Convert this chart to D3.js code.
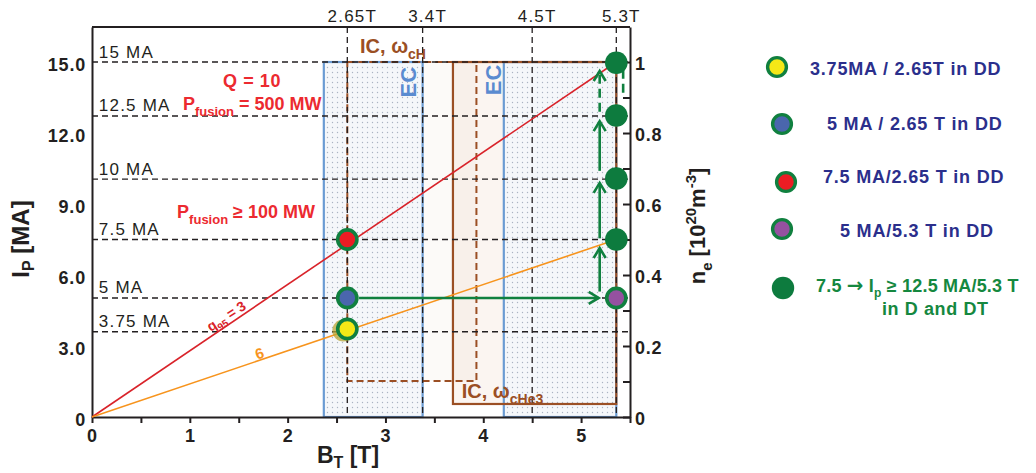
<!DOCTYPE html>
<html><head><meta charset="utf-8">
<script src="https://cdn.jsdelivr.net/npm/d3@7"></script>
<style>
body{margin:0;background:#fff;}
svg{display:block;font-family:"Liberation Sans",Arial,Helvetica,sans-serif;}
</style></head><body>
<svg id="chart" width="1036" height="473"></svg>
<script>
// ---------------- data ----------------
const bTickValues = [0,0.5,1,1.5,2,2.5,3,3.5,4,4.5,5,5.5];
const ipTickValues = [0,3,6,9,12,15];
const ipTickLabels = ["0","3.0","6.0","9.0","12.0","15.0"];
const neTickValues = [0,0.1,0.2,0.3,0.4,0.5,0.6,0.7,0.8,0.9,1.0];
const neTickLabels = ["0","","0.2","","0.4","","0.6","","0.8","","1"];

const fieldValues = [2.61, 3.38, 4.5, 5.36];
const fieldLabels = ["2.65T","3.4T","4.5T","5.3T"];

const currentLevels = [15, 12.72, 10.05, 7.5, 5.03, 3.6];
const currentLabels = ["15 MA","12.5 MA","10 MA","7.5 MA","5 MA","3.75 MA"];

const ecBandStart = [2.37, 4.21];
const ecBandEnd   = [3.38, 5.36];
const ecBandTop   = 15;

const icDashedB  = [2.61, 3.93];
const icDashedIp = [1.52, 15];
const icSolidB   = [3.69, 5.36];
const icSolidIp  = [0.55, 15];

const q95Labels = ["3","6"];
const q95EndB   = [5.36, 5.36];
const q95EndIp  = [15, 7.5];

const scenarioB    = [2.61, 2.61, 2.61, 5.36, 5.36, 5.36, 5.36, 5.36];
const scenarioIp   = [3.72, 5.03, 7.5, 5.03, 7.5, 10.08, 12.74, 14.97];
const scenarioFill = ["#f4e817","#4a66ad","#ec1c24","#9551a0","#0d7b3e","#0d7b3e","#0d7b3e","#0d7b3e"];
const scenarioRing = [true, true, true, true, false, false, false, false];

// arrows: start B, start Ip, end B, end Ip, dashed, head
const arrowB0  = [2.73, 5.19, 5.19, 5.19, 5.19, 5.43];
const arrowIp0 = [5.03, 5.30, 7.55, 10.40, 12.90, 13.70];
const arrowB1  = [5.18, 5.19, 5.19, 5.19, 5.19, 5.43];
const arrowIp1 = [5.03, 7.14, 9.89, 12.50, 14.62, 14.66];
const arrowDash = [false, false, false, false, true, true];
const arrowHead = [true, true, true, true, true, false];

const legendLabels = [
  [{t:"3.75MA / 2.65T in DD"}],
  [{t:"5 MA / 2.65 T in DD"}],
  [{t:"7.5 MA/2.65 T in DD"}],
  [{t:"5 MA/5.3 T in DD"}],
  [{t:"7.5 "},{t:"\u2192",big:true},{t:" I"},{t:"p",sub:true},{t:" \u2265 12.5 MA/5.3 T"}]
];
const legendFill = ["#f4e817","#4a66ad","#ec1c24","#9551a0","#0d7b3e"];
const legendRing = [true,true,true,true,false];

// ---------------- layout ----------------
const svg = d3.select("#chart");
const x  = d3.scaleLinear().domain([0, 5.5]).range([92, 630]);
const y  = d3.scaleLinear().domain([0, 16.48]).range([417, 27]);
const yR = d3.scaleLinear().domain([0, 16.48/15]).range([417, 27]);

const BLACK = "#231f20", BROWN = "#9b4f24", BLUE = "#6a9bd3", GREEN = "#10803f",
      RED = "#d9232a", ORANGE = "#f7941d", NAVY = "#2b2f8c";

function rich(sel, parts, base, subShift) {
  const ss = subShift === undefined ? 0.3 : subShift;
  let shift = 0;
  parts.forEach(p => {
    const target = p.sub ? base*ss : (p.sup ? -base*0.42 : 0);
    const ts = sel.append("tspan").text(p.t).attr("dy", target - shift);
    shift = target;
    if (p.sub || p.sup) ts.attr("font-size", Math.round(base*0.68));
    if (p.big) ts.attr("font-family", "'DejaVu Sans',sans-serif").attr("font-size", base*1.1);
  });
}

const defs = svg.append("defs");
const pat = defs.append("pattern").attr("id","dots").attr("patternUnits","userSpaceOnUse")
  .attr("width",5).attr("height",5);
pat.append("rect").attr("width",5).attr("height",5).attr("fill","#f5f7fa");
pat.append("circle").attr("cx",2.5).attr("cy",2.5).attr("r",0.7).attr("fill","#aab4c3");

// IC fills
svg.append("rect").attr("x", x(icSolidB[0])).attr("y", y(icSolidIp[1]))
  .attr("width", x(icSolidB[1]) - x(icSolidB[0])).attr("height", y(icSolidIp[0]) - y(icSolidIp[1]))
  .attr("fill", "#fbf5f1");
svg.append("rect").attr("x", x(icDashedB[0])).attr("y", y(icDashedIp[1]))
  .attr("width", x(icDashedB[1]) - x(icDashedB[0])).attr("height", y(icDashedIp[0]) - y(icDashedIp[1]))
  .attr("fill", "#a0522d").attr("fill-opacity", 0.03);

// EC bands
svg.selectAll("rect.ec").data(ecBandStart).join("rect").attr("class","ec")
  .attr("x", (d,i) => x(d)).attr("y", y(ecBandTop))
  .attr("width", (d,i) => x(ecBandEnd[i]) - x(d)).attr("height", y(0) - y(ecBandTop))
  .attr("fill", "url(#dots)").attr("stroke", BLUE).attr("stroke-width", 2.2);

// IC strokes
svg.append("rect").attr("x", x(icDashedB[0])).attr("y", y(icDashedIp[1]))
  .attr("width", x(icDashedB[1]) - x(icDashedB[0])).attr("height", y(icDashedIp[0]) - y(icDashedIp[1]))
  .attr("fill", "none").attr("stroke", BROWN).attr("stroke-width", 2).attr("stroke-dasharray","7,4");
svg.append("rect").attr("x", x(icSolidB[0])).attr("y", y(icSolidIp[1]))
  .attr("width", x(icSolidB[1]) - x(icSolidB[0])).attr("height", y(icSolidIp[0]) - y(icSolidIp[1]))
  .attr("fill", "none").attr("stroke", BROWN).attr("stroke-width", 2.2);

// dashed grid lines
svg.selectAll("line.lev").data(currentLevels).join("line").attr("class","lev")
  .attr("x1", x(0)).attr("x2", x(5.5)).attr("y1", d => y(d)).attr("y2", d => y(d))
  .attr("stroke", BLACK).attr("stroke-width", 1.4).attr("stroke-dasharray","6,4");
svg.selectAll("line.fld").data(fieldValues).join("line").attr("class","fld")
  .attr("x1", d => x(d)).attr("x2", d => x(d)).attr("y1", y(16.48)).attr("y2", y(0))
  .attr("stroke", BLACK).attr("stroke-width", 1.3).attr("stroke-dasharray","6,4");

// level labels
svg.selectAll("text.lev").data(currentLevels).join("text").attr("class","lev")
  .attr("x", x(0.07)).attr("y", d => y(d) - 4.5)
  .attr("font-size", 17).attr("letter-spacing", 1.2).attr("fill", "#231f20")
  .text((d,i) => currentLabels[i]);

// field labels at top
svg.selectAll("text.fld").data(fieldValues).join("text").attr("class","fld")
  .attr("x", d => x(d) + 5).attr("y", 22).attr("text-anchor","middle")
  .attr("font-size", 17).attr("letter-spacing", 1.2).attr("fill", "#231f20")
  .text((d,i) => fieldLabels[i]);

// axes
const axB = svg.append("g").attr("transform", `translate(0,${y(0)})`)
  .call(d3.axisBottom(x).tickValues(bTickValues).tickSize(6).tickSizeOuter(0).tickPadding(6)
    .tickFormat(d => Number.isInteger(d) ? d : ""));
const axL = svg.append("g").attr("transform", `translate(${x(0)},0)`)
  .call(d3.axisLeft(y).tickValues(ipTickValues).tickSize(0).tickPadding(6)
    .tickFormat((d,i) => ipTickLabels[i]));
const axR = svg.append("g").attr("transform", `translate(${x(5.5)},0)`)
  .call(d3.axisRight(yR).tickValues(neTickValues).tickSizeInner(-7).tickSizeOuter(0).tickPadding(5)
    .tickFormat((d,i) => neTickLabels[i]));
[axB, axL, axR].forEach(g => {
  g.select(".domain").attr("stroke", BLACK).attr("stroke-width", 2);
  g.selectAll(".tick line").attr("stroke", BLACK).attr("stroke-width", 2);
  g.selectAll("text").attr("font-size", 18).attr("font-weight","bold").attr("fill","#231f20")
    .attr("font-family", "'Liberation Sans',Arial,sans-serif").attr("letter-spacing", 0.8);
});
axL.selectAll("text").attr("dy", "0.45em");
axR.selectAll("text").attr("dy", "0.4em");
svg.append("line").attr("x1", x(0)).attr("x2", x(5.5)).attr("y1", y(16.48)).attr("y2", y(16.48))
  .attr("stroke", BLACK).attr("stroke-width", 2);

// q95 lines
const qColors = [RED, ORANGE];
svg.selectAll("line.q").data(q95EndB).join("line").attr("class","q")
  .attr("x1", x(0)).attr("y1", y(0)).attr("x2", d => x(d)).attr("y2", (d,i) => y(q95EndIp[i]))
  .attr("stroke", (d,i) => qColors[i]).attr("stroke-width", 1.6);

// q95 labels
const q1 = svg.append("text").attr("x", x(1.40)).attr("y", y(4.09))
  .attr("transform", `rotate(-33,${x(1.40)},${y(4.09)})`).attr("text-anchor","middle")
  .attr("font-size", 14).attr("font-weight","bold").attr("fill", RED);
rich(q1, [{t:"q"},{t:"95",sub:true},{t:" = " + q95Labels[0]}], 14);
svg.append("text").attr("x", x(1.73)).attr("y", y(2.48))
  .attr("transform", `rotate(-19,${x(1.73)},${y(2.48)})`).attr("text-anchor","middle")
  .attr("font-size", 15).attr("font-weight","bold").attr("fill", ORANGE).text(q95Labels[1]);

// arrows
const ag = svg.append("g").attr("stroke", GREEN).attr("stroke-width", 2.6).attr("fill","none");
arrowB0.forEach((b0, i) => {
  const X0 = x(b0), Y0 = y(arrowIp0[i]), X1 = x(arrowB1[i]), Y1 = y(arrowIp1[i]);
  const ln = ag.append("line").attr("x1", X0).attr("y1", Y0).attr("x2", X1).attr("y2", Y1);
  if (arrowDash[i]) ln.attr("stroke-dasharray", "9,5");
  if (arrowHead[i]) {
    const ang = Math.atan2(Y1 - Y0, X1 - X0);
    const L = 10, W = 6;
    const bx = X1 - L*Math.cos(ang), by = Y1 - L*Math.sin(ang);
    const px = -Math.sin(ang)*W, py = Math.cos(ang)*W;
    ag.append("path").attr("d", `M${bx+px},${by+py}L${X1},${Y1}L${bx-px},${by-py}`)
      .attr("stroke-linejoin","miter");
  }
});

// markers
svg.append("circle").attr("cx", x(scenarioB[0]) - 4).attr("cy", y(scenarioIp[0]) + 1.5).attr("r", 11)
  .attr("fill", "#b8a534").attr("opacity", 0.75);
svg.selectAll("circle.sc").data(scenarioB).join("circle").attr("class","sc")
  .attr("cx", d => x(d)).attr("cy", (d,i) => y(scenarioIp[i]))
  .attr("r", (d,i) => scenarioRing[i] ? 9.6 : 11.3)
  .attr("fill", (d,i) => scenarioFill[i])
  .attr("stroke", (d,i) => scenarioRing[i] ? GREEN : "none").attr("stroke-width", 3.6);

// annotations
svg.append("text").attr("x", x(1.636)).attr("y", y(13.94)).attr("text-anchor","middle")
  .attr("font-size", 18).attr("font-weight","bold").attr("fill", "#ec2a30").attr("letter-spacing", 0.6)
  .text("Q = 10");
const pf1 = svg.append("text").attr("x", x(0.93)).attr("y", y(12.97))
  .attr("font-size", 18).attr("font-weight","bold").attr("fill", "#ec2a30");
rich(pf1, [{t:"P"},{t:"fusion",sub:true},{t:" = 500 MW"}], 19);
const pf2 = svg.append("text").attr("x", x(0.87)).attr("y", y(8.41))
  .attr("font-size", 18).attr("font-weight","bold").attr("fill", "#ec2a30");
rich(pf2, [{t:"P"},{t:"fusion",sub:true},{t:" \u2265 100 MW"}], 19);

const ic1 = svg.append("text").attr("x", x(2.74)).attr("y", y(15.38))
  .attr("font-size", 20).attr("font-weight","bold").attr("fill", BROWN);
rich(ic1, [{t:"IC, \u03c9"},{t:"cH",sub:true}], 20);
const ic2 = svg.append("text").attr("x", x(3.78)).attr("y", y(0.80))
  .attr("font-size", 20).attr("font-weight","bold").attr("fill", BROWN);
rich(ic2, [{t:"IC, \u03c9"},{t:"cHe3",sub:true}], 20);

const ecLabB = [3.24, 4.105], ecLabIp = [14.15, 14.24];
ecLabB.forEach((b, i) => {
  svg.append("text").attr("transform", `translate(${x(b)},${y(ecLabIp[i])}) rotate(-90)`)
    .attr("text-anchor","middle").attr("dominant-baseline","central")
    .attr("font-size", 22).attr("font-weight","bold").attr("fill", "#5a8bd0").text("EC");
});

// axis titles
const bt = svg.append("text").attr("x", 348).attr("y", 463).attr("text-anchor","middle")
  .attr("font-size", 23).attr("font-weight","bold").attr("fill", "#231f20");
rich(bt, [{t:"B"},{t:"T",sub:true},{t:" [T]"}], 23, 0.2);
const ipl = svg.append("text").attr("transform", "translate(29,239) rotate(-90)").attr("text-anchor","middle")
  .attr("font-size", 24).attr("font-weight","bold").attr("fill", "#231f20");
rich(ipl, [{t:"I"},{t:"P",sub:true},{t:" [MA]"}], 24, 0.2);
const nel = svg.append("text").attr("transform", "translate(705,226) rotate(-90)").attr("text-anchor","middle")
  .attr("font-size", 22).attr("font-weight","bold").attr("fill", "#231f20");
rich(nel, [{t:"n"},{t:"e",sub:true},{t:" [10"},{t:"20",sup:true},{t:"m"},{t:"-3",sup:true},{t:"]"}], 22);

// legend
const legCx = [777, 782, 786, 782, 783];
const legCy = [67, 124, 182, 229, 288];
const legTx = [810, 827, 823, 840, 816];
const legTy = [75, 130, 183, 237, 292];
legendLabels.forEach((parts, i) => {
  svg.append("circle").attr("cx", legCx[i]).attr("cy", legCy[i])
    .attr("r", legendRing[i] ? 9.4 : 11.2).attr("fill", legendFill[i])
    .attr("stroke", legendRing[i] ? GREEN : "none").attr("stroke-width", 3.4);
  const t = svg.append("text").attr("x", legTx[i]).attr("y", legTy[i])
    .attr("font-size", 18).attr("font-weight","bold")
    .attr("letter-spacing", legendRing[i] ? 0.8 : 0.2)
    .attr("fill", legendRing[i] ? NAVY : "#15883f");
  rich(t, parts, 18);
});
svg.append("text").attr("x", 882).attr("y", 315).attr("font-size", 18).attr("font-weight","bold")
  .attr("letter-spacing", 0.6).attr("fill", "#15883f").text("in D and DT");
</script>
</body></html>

———

* **Requirements**: Reproduce only the lines from the beginning of the data through the line that contains "const arrowHead = [true, true, true, true, true, false];", both included, and please drop the pictures.

* **The response**:
Convert this chart to D3.js code.
<!DOCTYPE html>
<html><head><meta charset="utf-8">
<script src="https://cdn.jsdelivr.net/npm/d3@7"></script>
<style>
body{margin:0;background:#fff;}
svg{display:block;font-family:"Liberation Sans",Arial,Helvetica,sans-serif;}
</style></head><body>
<svg id="chart" width="1036" height="473"></svg>
<script>
// ---------------- data ----------------
const bTickValues = [0,0.5,1,1.5,2,2.5,3,3.5,4,4.5,5,5.5];
const ipTickValues = [0,3,6,9,12,15];
const ipTickLabels = ["0","3.0","6.0","9.0","12.0","15.0"];
const neTickValues = [0,0.1,0.2,0.3,0.4,0.5,0.6,0.7,0.8,0.9,1.0];
const neTickLabels = ["0","","0.2","","0.4","","0.6","","0.8","","1"];

const fieldValues = [2.61, 3.38, 4.5, 5.36];
const fieldLabels = ["2.65T","3.4T","4.5T","5.3T"];

const currentLevels = [15, 12.72, 10.05, 7.5, 5.03, 3.6];
const currentLabels = ["15 MA","12.5 MA","10 MA","7.5 MA","5 MA","3.75 MA"];

const ecBandStart = [2.37, 4.21];
const ecBandEnd   = [3.38, 5.36];
const ecBandTop   = 15;

const icDashedB  = [2.61, 3.93];
const icDashedIp = [1.52, 15];
const icSolidB   = [3.69, 5.36];
const icSolidIp  = [0.55, 15];

const q95Labels = ["3","6"];
const q95EndB   = [5.36, 5.36];
const q95EndIp  = [15, 7.5];

const scenarioB    = [2.61, 2.61, 2.61, 5.36, 5.36, 5.36, 5.36, 5.36];
const scenarioIp   = [3.72, 5.03, 7.5, 5.03, 7.5, 10.08, 12.74, 14.97];
const scenarioFill = ["#f4e817","#4a66ad","#ec1c24","#9551a0","#0d7b3e","#0d7b3e","#0d7b3e","#0d7b3e"];
const scenarioRing = [true, true, true, true, false, false, false, false];

// arrows: start B, start Ip, end B, end Ip, dashed, head
const arrowB0  = [2.73, 5.19, 5.19, 5.19, 5.19, 5.43];
const arrowIp0 = [5.03, 5.30, 7.55, 10.40, 12.90, 13.70];
const arrowB1  = [5.18, 5.19, 5.19, 5.19, 5.19, 5.43];
const arrowIp1 = [5.03, 7.14, 9.89, 12.50, 14.62, 14.66];
const arrowDash = [false, false, false, false, true, true];
const arrowHead = [true, true, true, true, true, false];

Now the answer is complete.